GOAL | Beginning at the first line of the data, print each line exactly, stopping after the line that contains "const HOLDING_BARRIER = 0;".
## BEGIN
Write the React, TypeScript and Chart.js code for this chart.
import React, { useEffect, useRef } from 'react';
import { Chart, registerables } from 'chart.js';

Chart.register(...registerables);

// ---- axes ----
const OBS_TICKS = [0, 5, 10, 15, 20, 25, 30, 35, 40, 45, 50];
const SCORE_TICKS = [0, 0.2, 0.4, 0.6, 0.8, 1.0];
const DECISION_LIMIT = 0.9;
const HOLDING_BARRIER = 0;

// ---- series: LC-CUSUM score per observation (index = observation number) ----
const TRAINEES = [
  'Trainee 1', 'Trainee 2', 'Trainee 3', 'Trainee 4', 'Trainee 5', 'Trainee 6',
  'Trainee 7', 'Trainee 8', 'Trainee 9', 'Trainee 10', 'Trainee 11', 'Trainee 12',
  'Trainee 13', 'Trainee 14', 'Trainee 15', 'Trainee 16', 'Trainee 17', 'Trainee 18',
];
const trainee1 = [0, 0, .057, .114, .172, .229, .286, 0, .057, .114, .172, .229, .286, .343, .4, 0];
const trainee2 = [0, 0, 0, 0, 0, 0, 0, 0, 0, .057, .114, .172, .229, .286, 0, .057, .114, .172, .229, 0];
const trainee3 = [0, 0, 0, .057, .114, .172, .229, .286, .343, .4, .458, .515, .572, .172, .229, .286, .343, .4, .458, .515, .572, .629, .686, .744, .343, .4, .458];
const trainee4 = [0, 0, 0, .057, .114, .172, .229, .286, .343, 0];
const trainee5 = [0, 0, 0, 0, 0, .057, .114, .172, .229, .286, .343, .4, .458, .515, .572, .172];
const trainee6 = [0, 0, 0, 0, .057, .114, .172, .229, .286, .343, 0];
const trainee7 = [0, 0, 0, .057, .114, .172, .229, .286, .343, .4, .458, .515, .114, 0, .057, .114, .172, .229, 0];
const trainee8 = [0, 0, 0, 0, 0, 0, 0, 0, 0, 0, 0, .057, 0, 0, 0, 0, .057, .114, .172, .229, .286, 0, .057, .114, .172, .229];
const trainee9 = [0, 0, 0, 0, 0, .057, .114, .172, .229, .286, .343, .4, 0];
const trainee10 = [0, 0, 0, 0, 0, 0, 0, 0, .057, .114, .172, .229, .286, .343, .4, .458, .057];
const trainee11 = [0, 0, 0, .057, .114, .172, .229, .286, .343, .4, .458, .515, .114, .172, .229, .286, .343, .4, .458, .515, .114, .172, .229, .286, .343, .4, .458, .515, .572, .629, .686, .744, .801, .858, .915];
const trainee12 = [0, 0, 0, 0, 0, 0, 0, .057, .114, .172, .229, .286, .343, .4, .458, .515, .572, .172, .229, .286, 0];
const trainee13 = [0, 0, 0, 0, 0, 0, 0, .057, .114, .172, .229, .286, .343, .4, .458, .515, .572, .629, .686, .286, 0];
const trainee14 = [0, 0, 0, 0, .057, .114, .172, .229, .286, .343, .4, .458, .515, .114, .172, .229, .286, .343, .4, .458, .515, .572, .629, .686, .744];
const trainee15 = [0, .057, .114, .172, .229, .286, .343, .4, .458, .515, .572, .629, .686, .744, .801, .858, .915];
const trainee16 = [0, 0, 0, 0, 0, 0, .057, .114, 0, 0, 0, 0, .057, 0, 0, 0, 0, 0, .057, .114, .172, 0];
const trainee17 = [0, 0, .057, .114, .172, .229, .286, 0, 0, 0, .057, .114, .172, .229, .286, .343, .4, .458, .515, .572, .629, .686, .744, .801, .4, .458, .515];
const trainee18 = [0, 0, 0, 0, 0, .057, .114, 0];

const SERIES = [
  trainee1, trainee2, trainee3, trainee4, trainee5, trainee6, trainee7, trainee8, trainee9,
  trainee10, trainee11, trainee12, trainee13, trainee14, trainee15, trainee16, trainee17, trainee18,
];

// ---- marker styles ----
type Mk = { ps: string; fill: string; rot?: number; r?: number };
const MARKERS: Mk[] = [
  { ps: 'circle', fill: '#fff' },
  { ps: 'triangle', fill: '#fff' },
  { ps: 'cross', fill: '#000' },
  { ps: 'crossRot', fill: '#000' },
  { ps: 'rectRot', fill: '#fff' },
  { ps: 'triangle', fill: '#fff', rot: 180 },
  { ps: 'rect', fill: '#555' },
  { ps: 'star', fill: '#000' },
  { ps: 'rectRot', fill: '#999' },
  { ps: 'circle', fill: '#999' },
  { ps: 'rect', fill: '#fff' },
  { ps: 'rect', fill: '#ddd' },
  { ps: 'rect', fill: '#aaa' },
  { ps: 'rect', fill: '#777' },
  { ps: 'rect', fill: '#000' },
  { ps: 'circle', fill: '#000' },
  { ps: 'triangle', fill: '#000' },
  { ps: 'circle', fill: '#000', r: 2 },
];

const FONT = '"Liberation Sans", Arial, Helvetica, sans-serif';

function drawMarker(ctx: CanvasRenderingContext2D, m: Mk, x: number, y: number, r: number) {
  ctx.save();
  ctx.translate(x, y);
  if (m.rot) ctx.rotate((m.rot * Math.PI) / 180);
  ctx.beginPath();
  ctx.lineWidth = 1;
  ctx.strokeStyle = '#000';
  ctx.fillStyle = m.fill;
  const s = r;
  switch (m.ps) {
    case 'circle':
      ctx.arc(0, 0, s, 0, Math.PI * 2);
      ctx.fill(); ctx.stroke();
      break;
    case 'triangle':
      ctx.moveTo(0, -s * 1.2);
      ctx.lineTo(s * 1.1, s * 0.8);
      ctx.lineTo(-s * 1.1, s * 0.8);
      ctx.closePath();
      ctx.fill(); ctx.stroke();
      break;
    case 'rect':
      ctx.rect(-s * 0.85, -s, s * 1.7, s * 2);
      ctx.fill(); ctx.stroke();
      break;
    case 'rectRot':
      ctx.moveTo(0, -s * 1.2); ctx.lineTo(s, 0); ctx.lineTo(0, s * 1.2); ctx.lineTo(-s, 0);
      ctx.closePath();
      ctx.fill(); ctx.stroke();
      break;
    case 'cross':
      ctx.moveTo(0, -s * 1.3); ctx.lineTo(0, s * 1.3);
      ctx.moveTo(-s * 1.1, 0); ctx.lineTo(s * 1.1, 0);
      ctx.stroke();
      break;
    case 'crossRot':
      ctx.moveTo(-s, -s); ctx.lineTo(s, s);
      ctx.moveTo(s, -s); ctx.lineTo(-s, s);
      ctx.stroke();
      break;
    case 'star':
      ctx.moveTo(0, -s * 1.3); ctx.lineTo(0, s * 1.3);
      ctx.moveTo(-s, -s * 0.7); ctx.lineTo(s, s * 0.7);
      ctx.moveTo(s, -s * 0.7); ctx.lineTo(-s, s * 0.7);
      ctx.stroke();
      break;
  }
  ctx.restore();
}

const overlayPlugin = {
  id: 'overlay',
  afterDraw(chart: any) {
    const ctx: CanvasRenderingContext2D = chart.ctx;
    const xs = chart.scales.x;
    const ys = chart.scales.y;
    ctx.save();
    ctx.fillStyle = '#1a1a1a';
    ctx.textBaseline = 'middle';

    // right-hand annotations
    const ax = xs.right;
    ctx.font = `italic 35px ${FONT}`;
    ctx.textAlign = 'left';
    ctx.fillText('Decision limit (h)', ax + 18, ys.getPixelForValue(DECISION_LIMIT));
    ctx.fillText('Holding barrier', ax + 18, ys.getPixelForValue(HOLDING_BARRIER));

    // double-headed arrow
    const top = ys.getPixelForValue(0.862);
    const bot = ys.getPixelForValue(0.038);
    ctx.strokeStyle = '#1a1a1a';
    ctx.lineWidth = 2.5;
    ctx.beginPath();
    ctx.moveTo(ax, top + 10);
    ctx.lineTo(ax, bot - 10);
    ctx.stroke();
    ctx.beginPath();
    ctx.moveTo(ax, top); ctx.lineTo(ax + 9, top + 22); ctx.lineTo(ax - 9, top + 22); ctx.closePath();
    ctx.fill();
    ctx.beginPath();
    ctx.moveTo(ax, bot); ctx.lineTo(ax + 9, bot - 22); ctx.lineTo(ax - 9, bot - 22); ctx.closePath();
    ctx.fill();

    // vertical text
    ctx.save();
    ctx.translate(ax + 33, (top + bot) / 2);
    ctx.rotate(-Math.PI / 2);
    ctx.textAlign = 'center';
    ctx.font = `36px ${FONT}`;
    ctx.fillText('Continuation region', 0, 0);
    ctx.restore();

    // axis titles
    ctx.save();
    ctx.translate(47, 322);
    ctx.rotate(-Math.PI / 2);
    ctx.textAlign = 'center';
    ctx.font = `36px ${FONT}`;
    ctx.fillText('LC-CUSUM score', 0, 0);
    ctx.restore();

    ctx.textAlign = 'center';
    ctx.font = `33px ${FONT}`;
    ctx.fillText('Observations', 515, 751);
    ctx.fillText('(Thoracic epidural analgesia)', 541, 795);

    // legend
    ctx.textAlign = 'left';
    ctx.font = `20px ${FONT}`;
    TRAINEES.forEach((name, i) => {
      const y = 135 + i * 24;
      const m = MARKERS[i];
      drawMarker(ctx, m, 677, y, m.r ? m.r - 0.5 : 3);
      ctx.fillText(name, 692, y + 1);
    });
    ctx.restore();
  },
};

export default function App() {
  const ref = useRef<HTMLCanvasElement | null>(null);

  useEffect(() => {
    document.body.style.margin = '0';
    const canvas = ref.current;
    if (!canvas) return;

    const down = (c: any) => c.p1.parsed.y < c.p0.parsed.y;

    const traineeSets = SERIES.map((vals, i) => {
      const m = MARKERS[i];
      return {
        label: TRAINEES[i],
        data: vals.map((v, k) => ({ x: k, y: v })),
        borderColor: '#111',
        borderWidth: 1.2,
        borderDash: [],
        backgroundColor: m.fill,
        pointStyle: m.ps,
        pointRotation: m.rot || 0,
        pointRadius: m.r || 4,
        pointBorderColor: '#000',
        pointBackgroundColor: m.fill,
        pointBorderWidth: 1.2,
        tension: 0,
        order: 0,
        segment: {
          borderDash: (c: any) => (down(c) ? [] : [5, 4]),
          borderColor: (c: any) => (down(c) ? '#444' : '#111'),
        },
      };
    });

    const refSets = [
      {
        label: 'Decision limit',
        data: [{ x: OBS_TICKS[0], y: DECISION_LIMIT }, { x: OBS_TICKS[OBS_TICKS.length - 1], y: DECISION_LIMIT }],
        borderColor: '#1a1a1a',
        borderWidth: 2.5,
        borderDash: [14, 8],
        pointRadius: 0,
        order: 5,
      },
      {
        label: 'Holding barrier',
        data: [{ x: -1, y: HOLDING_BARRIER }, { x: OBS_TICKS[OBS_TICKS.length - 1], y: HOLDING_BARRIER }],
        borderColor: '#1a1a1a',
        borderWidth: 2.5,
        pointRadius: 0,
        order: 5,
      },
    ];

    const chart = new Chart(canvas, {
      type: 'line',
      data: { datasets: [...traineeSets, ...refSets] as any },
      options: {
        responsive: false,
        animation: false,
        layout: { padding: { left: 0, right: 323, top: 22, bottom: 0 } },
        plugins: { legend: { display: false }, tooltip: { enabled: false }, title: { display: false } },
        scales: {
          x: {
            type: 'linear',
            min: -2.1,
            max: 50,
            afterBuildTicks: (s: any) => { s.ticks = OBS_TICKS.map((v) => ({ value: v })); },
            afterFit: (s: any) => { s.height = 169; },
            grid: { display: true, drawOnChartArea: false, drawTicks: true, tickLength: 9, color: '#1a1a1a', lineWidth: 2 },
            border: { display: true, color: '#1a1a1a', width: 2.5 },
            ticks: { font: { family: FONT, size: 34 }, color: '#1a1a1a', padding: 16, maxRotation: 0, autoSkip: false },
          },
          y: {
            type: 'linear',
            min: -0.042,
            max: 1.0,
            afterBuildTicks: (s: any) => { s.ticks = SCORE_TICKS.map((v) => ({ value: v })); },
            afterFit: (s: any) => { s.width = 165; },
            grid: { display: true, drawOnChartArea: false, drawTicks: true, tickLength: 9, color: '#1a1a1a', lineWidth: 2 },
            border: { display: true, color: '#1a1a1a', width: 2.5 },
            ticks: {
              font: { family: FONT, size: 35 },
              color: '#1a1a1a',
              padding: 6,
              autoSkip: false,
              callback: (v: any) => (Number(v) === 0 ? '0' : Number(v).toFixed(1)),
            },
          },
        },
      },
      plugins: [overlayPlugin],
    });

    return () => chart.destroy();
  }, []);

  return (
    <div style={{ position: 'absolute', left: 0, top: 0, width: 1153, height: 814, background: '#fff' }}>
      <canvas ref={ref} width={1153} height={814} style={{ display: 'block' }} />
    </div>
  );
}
## END
ANSWER FOR THIS EXERCISE |
Write the React, TypeScript and Chart.js code for this chart.
import React, { useEffect, useRef } from 'react';
import { Chart, registerables } from 'chart.js';

Chart.register(...registerables);

// ---- axes ----
const OBS_TICKS = [0, 5, 10, 15, 20, 25, 30, 35, 40, 45, 50];
const SCORE_TICKS = [0, 0.2, 0.4, 0.6, 0.8, 1.0];
const DECISION_LIMIT = 0.9;
const HOLDING_BARRIER = 0;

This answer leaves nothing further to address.